Search and rescue efforts have been going on since early Sunday. Four planes were also deployed to help with the search.
It will continue into Sunday night but only with boats using sonar scans, Reuters news agency reported.
The missing aircraft is not a 737 Max, the Boeing model that was grounded from March 2019 until last December following two deadly crashes.
The Sriwijaya Air passenger plane departed from Jakarta airport at 14:36 local time (07:36 GMT) on Saturday.
Minutes later, at 14:40, the last contact with the plane was recorded, with the call sign SJY182, according to the transport ministry.
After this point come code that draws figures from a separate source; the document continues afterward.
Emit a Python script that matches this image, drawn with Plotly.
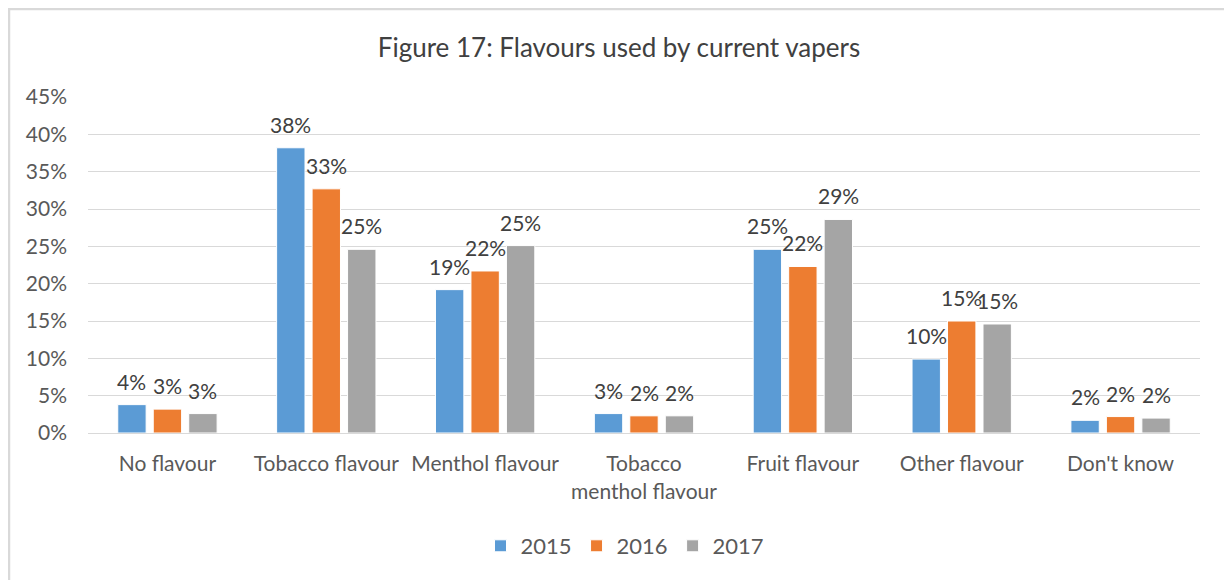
import plotly.graph_objects as go

categories = ["No flavour", "Tobacco flavour", "Menthol flavour", "Tobacco<br>menthol flavour",
              "Fruit flavour", "Other flavour", "Don't know"]
years = ["2015", "2016", "2017"]
v2015 = [3.8, 38.2, 19.2, 2.6, 24.6, 9.9, 1.7]
v2016 = [3.2, 32.7, 21.7, 2.3, 22.3, 15.0, 2.2]
v2017 = [2.6, 24.6, 25.1, 2.3, 28.6, 14.6, 2.0]
colors = ["#5B9BD5", "#ED7D31", "#A5A5A5"]
tick_vals = [0, 5, 10, 15, 20, 25, 30, 35, 40, 45]
tick_text = ["0%", "5%", "10%", "15%", "20%", "25%", "30%", "35%", "40%", "45%"]

FONT = "Lato"
FS = 21
# page has an 8px body margin; reference pixel coordinates are converted
OFF = 8
W, H = 1232 - OFF, 580 - OFF
L, R, T, B = 88 - OFF, 1232 - 1200, 97 - OFF, 580 - 433
pw, ph = W - L - R, H - T - B
BARGAP, GROUPGAP = 0.33, 0.2
slot = pw / len(categories) * (1 - BARGAP) / len(years)

def px(x):
    return (x - OFF - L) / pw

def py(y):
    return (H - B - (y - OFF)) / ph

fig = go.Figure()
for i, (name, vals, col) in enumerate(zip(years, [v2015, v2016, v2017], colors)):
    fig.add_trace(go.Bar(
        x=categories, y=vals, name=name,
        marker=dict(color=col, line=dict(color="white", width=1)),
    ))
    for c, v in zip(categories, vals):
        fig.add_annotation(x=c, y=v, xref="x", yref="y", text=f"{v:.0f}%",
                           showarrow=False, xanchor="center", yanchor="bottom",
                           xshift=(i - 1) * slot, yshift=9,
                           font=dict(family=FONT, size=FS, color="#404040"))

fig.update_layout(
    width=W, height=H,
    margin=dict(l=L, r=R, t=T, b=B),
    paper_bgcolor="white", plot_bgcolor="white",
    barmode="group", bargap=BARGAP, bargroupgap=GROUPGAP,
    font=dict(family=FONT, size=FS, color="#595959"),
    title=dict(text="Figure 17: Flavours used by current vapers",
               x=(619 - OFF) / W, xanchor="center",
               y=1 - (48 - OFF) / H, yanchor="middle",
               font=dict(family=FONT, size=26, color="#404040")),
    xaxis=dict(showline=True, linecolor="#d9d9d9", linewidth=1, ticks="",
               ticklabelstandoff=12,
               tickfont=dict(size=FS, color="#595959")),
    yaxis=dict(range=[0, 45], tickvals=tick_vals, ticktext=tick_text,
               showgrid=True, gridcolor="#d9d9d9", gridwidth=1, zeroline=False,
               ticklabelstandoff=20,
               tickfont=dict(size=FS, color="#595959")),
    legend=dict(orientation="h", x=px(625), xanchor="center", y=py(546), yanchor="middle",
                font=dict(size=22, color="#595959"), itemwidth=30, traceorder="normal"),
    showlegend=True,
)

# chart border (top, left, right)
bc = "#d9d9d9"
for x0, y0, x1, y1 in [(8, 9, 1230, 9), (9, 9, 9, 580), (1230, 9, 1230, 580)]:
    fig.add_shape(type="line", xref="paper", yref="paper",
                  x0=px(x0), y0=py(y0), x1=px(x1), y1=py(y1),
                  line=dict(color=bc, width=2.5))

fig.write_html("out.html")
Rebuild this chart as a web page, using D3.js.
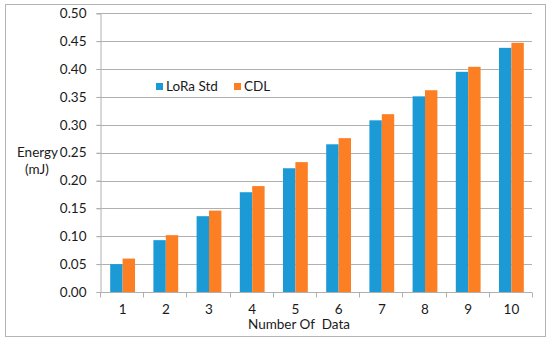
<!DOCTYPE html>
<html><head><meta charset="utf-8">
<script src="https://cdn.jsdelivr.net/npm/d3@7"></script>
<style>body{margin:0;background:#fff}svg{display:block}text{font-family:Lato,"Open Sans",sans-serif;fill:#1a1a1a}</style>
</head><body><svg id="c" width="550" height="342"></svg>
<script>
const categories = ["1","2","3","4","5","6","7","8","9","10"];
const loraStd = [0.050,0.093,0.136,0.179,0.222,0.265,0.308,0.351,0.395,0.438];
const cdl = [0.060,0.102,0.146,0.190,0.233,0.276,0.319,0.362,0.404,0.447];
const seriesNames = ["LoRa Std","CDL"];
const yTicks = [0,0.05,0.10,0.15,0.20,0.25,0.30,0.35,0.40,0.45,0.50];
const colors = ["#1b9ad6","#fd7f23"];

const svg = d3.select("#c");
svg.append("rect").attr("x",5.5).attr("y",4.5).attr("width",540).attr("height",332)
  .attr("fill","#fff").attr("stroke","#b4b4b4").attr("stroke-width",1);

const x = d3.scaleBand().domain(categories).range([100,532]);
const y = d3.scaleLinear().domain([0,0.5]).range([292,13.3]);
const barW = 12.4;

// gridlines
svg.append("g").selectAll("line").data(yTicks.slice(1)).join("line")
  .attr("x1",96.5).attr("x2",532).attr("y1",d=>Math.round(y(d))+0.5).attr("y2",d=>Math.round(y(d))+0.5)
  .attr("stroke","#b0b0b0").attr("stroke-width",1.2);

// y axis
const yAxis = svg.append("g").attr("transform","translate(100.5,0)")
  .call(d3.axisLeft(y).tickValues(yTicks).tickFormat(d3.format(".2f")).tickSize(4).tickPadding(10));
yAxis.select(".domain").attr("stroke","#b0b0b0");
yAxis.selectAll(".tick line").attr("stroke","#b0b0b0");
yAxis.selectAll("text").attr("font-size",13.5).attr("fill","#1a1a1a").style("font-family","Lato, sans-serif");

// x axis with ticks at band boundaries
const xg = svg.append("g").attr("transform","translate(0,292.5)");
xg.append("line").attr("x1",100).attr("x2",532).attr("stroke","#b0b0b0").attr("stroke-width",1.2);
const bounds = categories.map(c=>x(c)).concat([x.range()[1]]);
xg.selectAll(".tk").data(bounds).join("line").attr("class","tk")
  .attr("x1",d=>Math.round(d)+0.5).attr("x2",d=>Math.round(d)+0.5).attr("y1",0).attr("y2",5)
  .attr("stroke","#b0b0b0");
xg.selectAll(".lbl").data(categories).join("text").attr("class","lbl")
  .attr("x",d=>x(d)+x.bandwidth()/2+1).attr("y",21.5).attr("text-anchor","middle")
  .attr("font-size",13.5).text(d=>d);

// bars
const series = [loraStd, cdl];
series.forEach((vals,si)=>{
  svg.append("g").selectAll("rect").data(vals).join("rect")
    .attr("x",(d,i)=>x(categories[i])+x.bandwidth()/2+1-barW+si*barW)
    .attr("y",d=>y(d)).attr("width",barW).attr("height",d=>y(0)-y(d))
    .attr("fill",colors[si]);
});

// legend
const leg = [{x:156,name:seriesNames[0],c:colors[0]},{x:234,name:seriesNames[1],c:colors[1]}];
leg.forEach(l=>{
  svg.append("rect").attr("x",l.x).attr("y",83).attr("width",7).attr("height",7).attr("fill",l.c);
  svg.append("text").attr("x",l.x+10).attr("y",91).attr("font-size",13.5).text(l.name);
});

// axis titles
svg.append("text").attr("x",17).attr("y",157).attr("font-size",13.5).text("Energy");
svg.append("text").attr("x",25).attr("y",174).attr("font-size",13.5).text("(mJ)");
svg.append("text").attr("x",299).attr("y",329).attr("text-anchor","middle").attr("font-size",13.5)
  .attr("xml:space","preserve").style("white-space","pre").text("Number Of  Data");
</script></body></html>
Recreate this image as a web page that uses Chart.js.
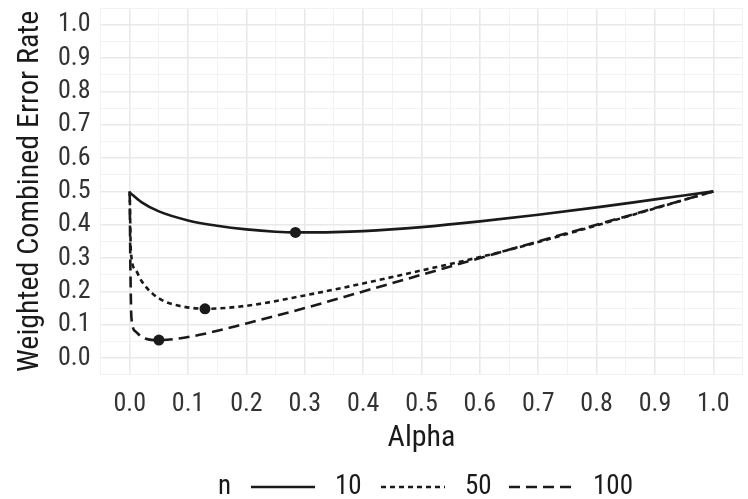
<!DOCTYPE html>
<html>
<head>
<meta charset="utf-8">
<script src="https://cdn.jsdelivr.net/npm/chart.js@4.4.1/dist/chart.umd.min.js"></script>
<style>
  html, body { margin: 0; padding: 0; background: #fff; }
  #wrap { width: 748px; height: 499px; }
</style>
</head>
<body>
<div id="wrap"><canvas id="errChart" width="748" height="499"></canvas></div>
<script>
// alpha grid and combined error rate per sample size
const alpha10 = [0, 0.02, 0.05, 0.1, 0.15, 0.2, 0.25, 0.284, 0.35, 0.4, 0.5, 0.6, 0.7, 0.8, 0.9, 1.0];
const err10   = [0.497, 0.468, 0.44, 0.413, 0.397, 0.386, 0.379, 0.377, 0.378, 0.381, 0.393, 0.41, 0.43, 0.452, 0.476, 0.5];

const alpha50 = [0, 0.002, 0.01, 0.02, 0.04, 0.06, 0.09, 0.129, 0.2, 0.3, 0.4, 0.5, 0.6, 0.7, 0.8, 0.9, 1.0];
const err50   = [0.5, 0.32, 0.265, 0.232, 0.192, 0.17, 0.155, 0.148, 0.157, 0.188, 0.224, 0.263, 0.303, 0.348, 0.398, 0.449, 0.5];

const alpha100 = [0, 0.001, 0.003, 0.01, 0.02, 0.03, 0.05, 0.08, 0.12, 0.2, 0.3, 0.4, 0.5, 0.6, 0.7, 0.8, 0.9, 1.0];
const err100   = [0.5, 0.3, 0.12, 0.08, 0.064, 0.057, 0.054, 0.058, 0.07, 0.104, 0.15, 0.2, 0.25, 0.3, 0.35, 0.4, 0.45, 0.5];

// minimum of each curve
const minAlpha = [0.284, 0.129, 0.05];
const minErr   = [0.377, 0.148, 0.054];

const seriesNames = ["10", "50", "100"];
const majorTicks = [0, 0.1, 0.2, 0.3, 0.4, 0.5, 0.6, 0.7, 0.8, 0.9, 1.0];

const FONT = "'Liberation Sans Narrow', 'Arial Narrow', 'Roboto Condensed', Roboto, sans-serif";
const INK = "#1a1a1a";

const toPts = (xs, ys) => xs.map((x, i) => ({ x: x, y: ys[i] }));

// every 0.05 from -0.05 to 1.05, labels only on the 0.1 steps
function gridTicks(scale) {
  const out = [];
  for (let k = -1; k <= 21; k++) out.push({ value: Math.round(k * 5) / 100 });
  scale.ticks = out;
}
const isMajor = v => majorTicks.some(m => Math.abs(m - v) < 1e-6);
const gridColor = ctx => ctx.tick && isMajor(ctx.tick.value) ? "#e9e9e9" : "#f2f2f2";
const gridWidth = ctx => ctx.tick && isMajor(ctx.tick.value) ? 1.6 : 1;
const tickLabel = v => isMajor(v) ? v.toFixed(1) : "";

// empty edge labels still reserve space, drop it so the panel fills the canvas
function noEdgePad(scale) {
  scale.paddingTop = 0;
  scale.paddingBottom = 0;
  scale.paddingLeft = 0;
  scale.paddingRight = 0;
}

const dashes = [[], [5, 4], [11, 6]];

// legend drawn along the bottom: "n" then the three line samples
const bottomLegend = {
  id: "bottomLegend",
  afterDraw(chart) {
    const ctx = chart.ctx;
    const y = 487;
    ctx.save();
    ctx.font = "27px " + FONT;
    ctx.fillStyle = INK;
    ctx.textBaseline = "middle";
    ctx.fillText("n", 218, y);
    const starts = [251, 381, 509];
    starts.forEach((x0, i) => {
      ctx.beginPath();
      ctx.setLineDash(dashes[i]);
      ctx.lineWidth = 2.5;
      ctx.strokeStyle = INK;
      ctx.moveTo(x0, y);
      ctx.lineTo(x0 + 64, y);
      ctx.stroke();
      ctx.setLineDash([]);
      ctx.fillText(seriesNames[i], x0 + 84, y);
    });
    ctx.restore();
  }
};

new Chart(document.getElementById("errChart"), {
  type: "scatter",
  data: {
    datasets: [
      { label: seriesNames[0], data: toPts(alpha10, err10), borderDash: dashes[0] },
      { label: seriesNames[1], data: toPts(alpha50, err50), borderDash: dashes[1] },
      { label: seriesNames[2], data: toPts(alpha100, err100), borderDash: dashes[2] },
      {
        label: "min",
        data: toPts(minAlpha, minErr),
        showLine: false,
        pointRadius: 5.5,
        backgroundColor: INK,
        borderWidth: 0
      }
    ].map((d, i) => i < 3 ? Object.assign({
      showLine: true,
      borderColor: INK,
      borderWidth: 2.6,
      pointRadius: 0,
      cubicInterpolationMode: "monotone",
      fill: false
    }, d) : d)
  },
  options: {
    responsive: false,
    animation: false,
    layout: { padding: { top: 8, right: 0, bottom: 43, left: 12 } },
    plugins: { legend: { display: false }, tooltip: { enabled: false } },
    scales: {
      x: {
        type: "linear",
        min: -0.05,
        max: 1.05,
        afterBuildTicks: gridTicks,
        afterFit: noEdgePad,
        border: { display: false },
        grid: { color: gridColor, lineWidth: gridWidth, drawTicks: false },
        ticks: {
          autoSkip: false,
          maxRotation: 0,
          padding: 14,
          color: "#333",
          font: { family: FONT, size: 26 },
          callback: tickLabel
        },
        title: {
          display: true,
          text: "Alpha",
          color: INK,
          padding: { top: -14, bottom: 0 },
          font: { family: FONT, size: 30 }
        }
      },
      y: {
        type: "linear",
        min: -0.05,
        max: 1.05,
        afterBuildTicks: gridTicks,
        afterFit: noEdgePad,
        border: { display: false },
        grid: { color: gridColor, lineWidth: gridWidth, drawTicks: false },
        ticks: {
          autoSkip: false,
          padding: 10,
          color: "#333",
          font: { family: FONT, size: 26 },
          callback: tickLabel
        },
        title: {
          display: true,
          text: "Weighted Combined Error Rate",
          color: INK,
          padding: { top: 0, bottom: 0 },
          font: { family: FONT, size: 30 }
        }
      }
    }
  },
  plugins: [bottomLegend]
});
</script>
</body>
</html>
The usual flight time to Pontianak, in West Kalimantan province in the west of the island of Borneo, is 90 minutes.
The aircraft did not send a distress signal, according to the head of national search and rescue agency Air Marshal Bagus Puruhito.
It is thought to have dropped more than 3,000m (10,000ft) in less than a minute, according to flight tracking website Flightradar24.com.
Witnesses said they had seen and heard at least one explosion.
There were thought to be 50 passengers – including seven children and three babies – and 12 crew on board, though the plane has a capacity of 130. Everyone on board was Indonesian, officials say.
Relatives of the passengers have been waiting anxiously at the airport in Pontianak, as well as at Jakarta’s Soekarno-Hatta International Airport.
“I have four family members on the flight – my wife and my three children,” Yaman Zai told reporters through tears.
“[My wife] sent me a picture of the baby today… How could my heart not be torn into pieces?”
According to registration details, the plane was a 26-year-old Boeing 737-500.
It was in good condition, Sriwijaya Air chief executive Jefferson Irwin Jauwena told reporters. Take-off had been delayed for 30 minutes due to heavy rain, he said.
Sriwijaya Air, founded in 2003, is a local budget airline which flies to Indonesian and other South-East Asian destinations.
The plane went missing about 20km (12 miles) north of the capital Jakarta, not far from where another flight crashed in October 2018.
A total of 189 died when an Indonesian Lion Air flight plunged into the sea about 12 minutes after take-off from the city.
That disaster was blamed on a series of failures in the plane’s design, but also faults by the airline and the pilots.
It was one of two crashes that led regulators to pull the Boeing 737 Max from service. The model resumed passenger flights in December after a systems overhaul.
The BBC’s Jerome Wirawan in Jakarta says the latest events will bring up difficult questions and emotions in Indonesia, whose airline industry has faced intense scrutiny since the Lion Air crash.